The Gifted Gap

Writing for The 74, Kevin Mahnken recently released a piece updating readers on The Gifted Gap, or the gap between talented Black and low-income students and their whiter, more affluent peers. Excerpts of the piece appear below:

Efforts to improve the quality of American education often focus, implicitly or explicitly, on students who are achieving at levels far below their peers. But research released suggests that access to educational opportunity is also unequally distributed among children at the top of the academic heap, and that even some of the brightest young students are at a high risk of being overlooked within their schools and districts.
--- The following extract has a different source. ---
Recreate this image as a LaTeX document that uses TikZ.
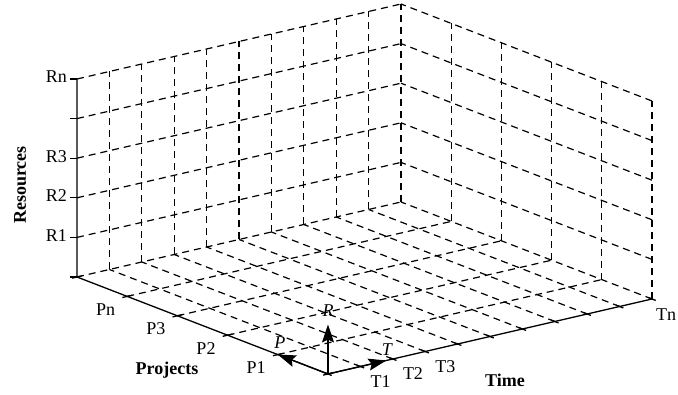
\documentclass[tikz,border=0pt]{standalone}
\usepackage{fontspec}
\setmainfont{Liberation Serif}
\usetikzlibrary{arrows.meta}
\makeatletter
\renewcommand\small{%
  \@setfontsize\small{18pt}{20pt}%
}
\makeatother

\begin{document}
\begin{tikzpicture}[x={(324pt,75pt)}, y={(0pt,198pt)}, z={(-251pt,97pt)},
  every node/.style={font=\small, inner sep=0pt},
  axis/.style={line width=1.3pt}, gridline/.style={line width=1.2pt, dash pattern=on 7pt off 5pt},
  unitarrow/.style={line width=1.3pt, -{Stealth[length=18pt,width=12pt,inset=3pt]}}]
  \useasboundingbox (-328pt,-21pt) rectangle (350pt,374pt);
  \coordinate (O) at (0,0,0);
  \coordinate (Pend) at (0,0,1);
  \coordinate (Tend) at (1,0,0);
  \coordinate (Rend) at (0,1,1);
  % floor
  \foreach \i in {1,...,10} \draw[gridline] ({\i/10},0,0) -- ({\i/10},0,1);
  \foreach \j in {1,...,5} \draw[gridline] (0,0,{\j/5}) -- (1,0,{\j/5});
  % back wall, time x resources
  \foreach \i in {1,...,10} \draw[gridline] ({\i/10},0,1) -- ({\i/10},1,1);
  \foreach \k in {1,...,5} \draw[gridline] (0,{\k/5},1) -- (1,{\k/5},1);
  % side wall, projects x resources
  \foreach \j in {0,...,4} \draw[gridline] (1,0,{\j/5}) -- (1,1,{\j/5});
  \foreach \k in {1,...,5} \draw[gridline] (1,{\k/5},0) -- (1,{\k/5},1);
  % axes and ticks
  \draw[axis] (Tend) -- (O) -- (Pend) -- (Rend);
  \foreach \i in {0,...,10} \draw[axis] ({\i/10},0,-0.015) -- ({\i/10},0,0.015);
  \foreach \j in {0,...,5} \draw[axis] (-0.015,0,{\j/5}) -- (0.015,0,{\j/5});
  \foreach \k in {0,...,5} \draw[axis] (0,{\k/5},1) -- ++(-7pt,0pt);
  % unit arrows
  \coordinate (Rarrow) at (0,0.25,0);
  \coordinate (Parrow) at (0,0,0.2);
  \coordinate (Tarrow) at (0.18,0,0);
  \draw[unitarrow] (O) -- (Rarrow);
  \draw[unitarrow] (O) -- (Parrow);
  \draw[unitarrow] (O) -- (Tarrow);
  \node (rlab) at (0,0.32,0) {\textit{R}};
  \node[xshift=2pt, yshift=12pt] (plab) at (Parrow) {\textit{P}};
  \node[xshift=1pt, yshift=10.5pt] (tlab) at (Tarrow) {\textit{T}};
  % labels
  \foreach \k/\lab in {1/R1,2/R2,3/R3,5/Rn} \node[anchor=east, xshift=-10pt, yshift=2pt] (r\k) at (0,{\k/5},1) {\lab};
  \foreach \j/\lab in {3/P1,5/P2,7/P3,9/Pn} \node[xshift=3.5pt, yshift=-23pt] (p\j) at (0,0,{\j/10}) {\lab};
  \foreach \i/\lab in {15/T1,25/T2,35/T3} \node[xshift=4pt, yshift=-18.5pt] (t\i) at ({\i/100},0,0) {\lab};
  \node[anchor=west, xshift=4pt, yshift=-16pt] (tn) at (Tend) {Tn};
  \node[rotate=90, font=\small\bfseries] (reslab) at (-308pt,189pt) {Resources};
  \node[font=\small\bfseries] (projlab) at (-161pt,3.5pt) {Projects};
  \node[font=\small\bfseries] (timelab) at (177pt,-6pt) {Time};
\end{tikzpicture}
\end{document}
The study, commissioned by the reform-oriented Thomas B. Fordham Institute, points to clear disparities in the prospects of high-achieving students along lines of race and class. Black and low-income elementary schoolers in Ohio who scored well on state exams were less likely to be classified as gifted and talented than comparable white and high-income children. Into middle and high school, they achieved at lower levels on standardized tests, Advanced Placement exams, and college entrance exams, and they were less likely to enroll in college.

The report finds that simply being identified as gifted may carry some achievement benefits: Receiving the gifted classification in math led to a modest increase in reading scores of .02 standard deviations and a boost to math scores of .03 standard deviations — equivalent to a performance boost of roughly one percentile annually. What’s more, those effects were relatively larger for African American and Hispanic students than white ones.

The findings echo those of a 2016 paper published by economists David Card and Laura Giuliano, which found that when a large urban school district adopted universal gifted screening for second graders, it led to large increases in the number of minority and low-income students who were classified.